I don’t know how I feel about this. Certainly nobody benefits by enabling huge rings of criminals and terrorists. And yet I get angry thinking that the government is tracking everything I am doing online. I’ve read all of the sci-fi books that explore the terrible consequences of government abuse due to surveillance and it’s not pretty. I am sure that I am like most people in that I really have nothing to hide. But it still makes me very uneasy to think that we are all being watched all of the time.

5 thoughts on “To Encrypt or Not to Encrypt

  1. It is worth noting that when used properly, experts do not believe that the NSA has broken many forms of encryption. They have found numerous workarounds to effectively achieve that – as when they install backdoors in your system to see everything you do. At that point, encryption don’t much help. But that does not apply to most of us. Actually breaking strong public key encryption remains beyond the likely capabilities of any entity. For people who are interested in these subjects, a great place to start is by reading Bruce Schneier’s work.

  2. As a former Naval Intelligence Officer, I highly recommend everyone watch the German film “Das Lebens Des Anders” (The Lives of Others). Then let us know how you feel about government surveillance.

  3. “[i]t’s generally believed that agencies like the NSA have cracked most existing encryption schemes and are able to readily decipher communications between most parties on the web.”

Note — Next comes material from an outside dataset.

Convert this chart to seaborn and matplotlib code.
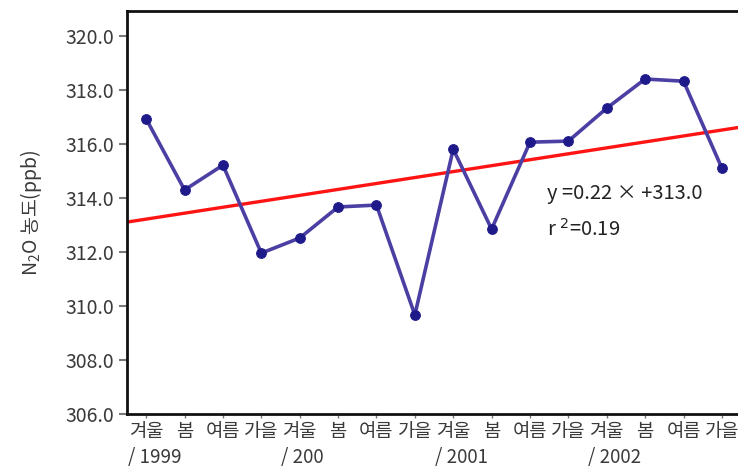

    You have to be kidding. Take, for example, the instant messenger Threema. Are you trying to tell me the NSA can crack NaCl now?

    • The operative word there is most. According to Snowden the NSA has cracked the most widely used encryption schemes and so the majority of what’s encrypted can be read by them. However, that doesn’t mean everything and now there are dozens of new encryptions schemes being used that they are going to have a hard time cracking. The encrypters are moving back ahead of the NSA, at least for a while. It’s a constant cat-and-mouse game.